» Instructions to follow: Copy out the material below in full, but not its images.

» Given information:
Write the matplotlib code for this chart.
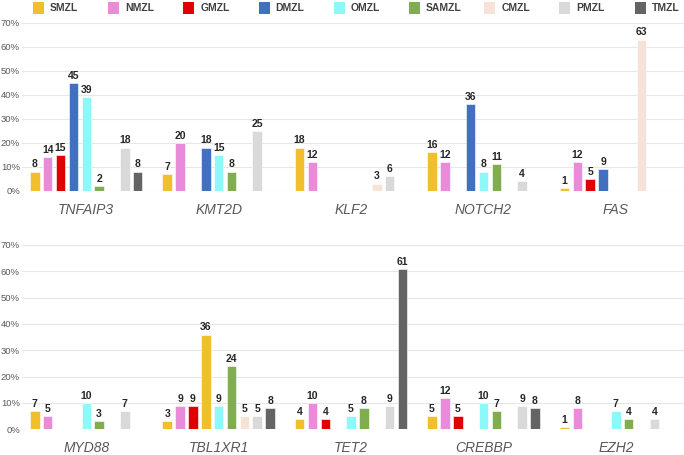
import numpy as np
import matplotlib
matplotlib.use("Agg")
import matplotlib.pyplot as plt
from matplotlib.patches import Rectangle

series = ["SMZL", "NMZL", "GMZL", "DMZL", "OMZL", "SAMZL", "CMZL", "PMZL", "TMZL"]
colors = ["#F1BF2D", "#E88BD8", "#E00000", "#4170C0", "#8CF8FA", "#80AD50",
          "#F6E3D7", "#D9D9D9", "#646464"]

top_genes = ["TNFAIP3", "KMT2D", "KLF2", "NOTCH2", "FAS"]
top_values = [
    # SMZL, NMZL, GMZL, DMZL, OMZL, SAMZL, CMZL, PMZL, TMZL
    [8, 14, 15, 45, 39, 2, None, 18, 8],
    [7, 20, None, 18, 15, 8, None, 25, None],
    [18, 12, None, None, None, None, 3, 6, None],
    [16, 12, None, 36, 8, 11, None, 4, None],
    [1, 12, 5, 9, None, None, 63, None, None],
]

bottom_genes = ["MYD88", "TBL1XR1", "TET2", "CREBBP", "EZH2"]
bottom_values = [
    [7, 5, None, None, 10, 3, None, 7, None],
    [3, 9, 9, 36, 9, 24, 5, 5, 8],
    [4, 10, 4, None, 5, 8, None, 9, 61],
    [5, 12, 5, None, 10, 7, None, 9, 8],
    [1, 8, None, None, 7, 4, None, 4, None],
]

# in the original figure the DMZL bar of TBL1XR1 is drawn in the SMZL colour
color_override = {("bottom", 1, 3): "#F1BF2D"}

yticks = [0, 10, 20, 30, 40, 50, 60, 70]

W, H = 684, 455
fig = plt.figure(figsize=(W / 100, H / 100), dpi=100)
plt.rcParams['font.family'] = ['Liberation Sans', 'DejaVu Sans']

G = 10.3  # group pitch in slot units
bar_w = 0.74

def draw_panel(ax, genes, values, tag):
    for g, row in enumerate(values):
        for s, v in enumerate(row):
            if v is None:
                continue
            x = g * G + s
            c = color_override.get((tag, g, s), colors[s])
            ax.bar(x, v, width=bar_w, color=c, edgecolor="white", linewidth=0.4, zorder=3)
            ax.annotate(str(v), (x, v), xytext=(0, 1.5), textcoords="offset points",
                        ha="center", va="bottom", fontsize=7.5, fontweight="bold",
                        color="#262626", annotation_clip=False, zorder=4)
    ax.set_xlim(-1.0, 5 * G - 1.0)
    ax.set_ylim(0, 70)
    ax.set_yticks(yticks)
    ax.set_yticklabels([f"{t}%" for t in yticks])
    ax.tick_params(axis="y", length=0, pad=1.5, labelsize=6.8, labelcolor="#595959")
    ax.set_xticks([g * G + 4 for g in range(len(genes))])
    ax.set_xticklabels(genes, fontsize=10, fontstyle="italic", color="#595959")
    ax.tick_params(axis="x", length=0, pad=8.5)
    ax.grid(axis="y", color="#E6E6E6", linewidth=0.8, zorder=0)
    ax.set_axisbelow(True)
    for sp in ax.spines.values():
        sp.set_visible(False)

def px_axes(x0, x1, ytop, ybot):
    return [x0 / W, 1 - ybot / H, (x1 - x0) / W, (ybot - ytop) / H]

ax1 = fig.add_axes(px_axes(22, 684, 22.7, 190.7))
draw_panel(ax1, top_genes, top_values, "top")
ax2 = fig.add_axes(px_axes(22, 684, 245, 429.3))
draw_panel(ax2, bottom_genes, bottom_values, "bottom")

# legend row
for i, (lab, c) in enumerate(zip(series, colors)):
    x0 = 33 + 75.2 * i
    fig.patches.append(Rectangle((x0 / W, 1 - 14 / H), 11 / W, 12 / H,
                                 transform=fig.transFigure, facecolor=c,
                                 edgecolor="none"))
    fig.text((x0 + 17) / W, 1 - 8 / H, lab, fontsize=7.5, fontweight="bold",
             color="#404040", ha="left", va="center")

fig.savefig("out.png", dpi=100)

» Expected answer:
Write the matplotlib code for this chart.
import numpy as np
import matplotlib
matplotlib.use("Agg")
import matplotlib.pyplot as plt
from matplotlib.patches import Rectangle

series = ["SMZL", "NMZL", "GMZL", "DMZL", "OMZL", "SAMZL", "CMZL", "PMZL", "TMZL"]
colors = ["#F1BF2D", "#E88BD8", "#E00000", "#4170C0", "#8CF8FA", "#80AD50",
          "#F6E3D7", "#D9D9D9", "#646464"]

top_genes = ["TNFAIP3", "KMT2D", "KLF2", "NOTCH2", "FAS"]
top_values = [
    # SMZL, NMZL, GMZL, DMZL, OMZL, SAMZL, CMZL, PMZL, TMZL
    [8, 14, 15, 45, 39, 2, None, 18, 8],
    [7, 20, None, 18, 15, 8, None, 25, None],
    [18, 12, None, None, None, None, 3, 6, None],
    [16, 12, None, 36, 8, 11, None, 4, None],
    [1, 12, 5, 9, None, None, 63, None, None],
]

bottom_genes = ["MYD88", "TBL1XR1", "TET2", "CREBBP", "EZH2"]
bottom_values = [
    [7, 5, None, None, 10, 3, None, 7, None],
    [3, 9, 9, 36, 9, 24, 5, 5, 8],
    [4, 10, 4, None, 5, 8, None, 9, 61],
    [5, 12, 5, None, 10, 7, None, 9, 8],
    [1, 8, None, None, 7, 4, None, 4, None],
]

# in the original figure the DMZL bar of TBL1XR1 is drawn in the SMZL colour
color_override = {("bottom", 1, 3): "#F1BF2D"}

yticks = [0, 10, 20, 30, 40, 50, 60, 70]

W, H = 684, 455
fig = plt.figure(figsize=(W / 100, H / 100), dpi=100)
plt.rcParams['font.family'] = ['Liberation Sans', 'DejaVu Sans']

G = 10.3  # group pitch in slot units
bar_w = 0.74

def draw_panel(ax, genes, values, tag):
    for g, row in enumerate(values):
        for s, v in enumerate(row):
            if v is None:
                continue
            x = g * G + s
            c = color_override.get((tag, g, s), colors[s])
            ax.bar(x, v, width=bar_w, color=c, edgecolor="white", linewidth=0.4, zorder=3)
            ax.annotate(str(v), (x, v), xytext=(0, 1.5), textcoords="offset points",
                        ha="center", va="bottom", fontsize=7.5, fontweight="bold",
                        color="#262626", annotation_clip=False, zorder=4)
    ax.set_xlim(-1.0, 5 * G - 1.0)
    ax.set_ylim(0, 70)
    ax.set_yticks(yticks)
    ax.set_yticklabels([f"{t}%" for t in yticks])
    ax.tick_params(axis="y", length=0, pad=1.5, labelsize=6.8, labelcolor="#595959")
    ax.set_xticks([g * G + 4 for g in range(len(genes))])
    ax.set_xticklabels(genes, fontsize=10, fontstyle="italic", color="#595959")
    ax.tick_params(axis="x", length=0, pad=8.5)
    ax.grid(axis="y", color="#E6E6E6", linewidth=0.8, zorder=0)
    ax.set_axisbelow(True)
    for sp in ax.spines.values():
        sp.set_visible(False)

def px_axes(x0, x1, ytop, ybot):
    return [x0 / W, 1 - ybot / H, (x1 - x0) / W, (ybot - ytop) / H]

ax1 = fig.add_axes(px_axes(22, 684, 22.7, 190.7))
draw_panel(ax1, top_genes, top_values, "top")
ax2 = fig.add_axes(px_axes(22, 684, 245, 429.3))
draw_panel(ax2, bottom_genes, bottom_values, "bottom")

# legend row
for i, (lab, c) in enumerate(zip(series, colors)):
    x0 = 33 + 75.2 * i
    fig.patches.append(Rectangle((x0 / W, 1 - 14 / H), 11 / W, 12 / H,
                                 transform=fig.transFigure, facecolor=c,
                                 edgecolor="none"))
    fig.text((x0 + 17) / W, 1 - 8 / H, lab, fontsize=7.5, fontweight="bold",
             color="#404040", ha="left", va="center")

fig.savefig("out.png", dpi=100)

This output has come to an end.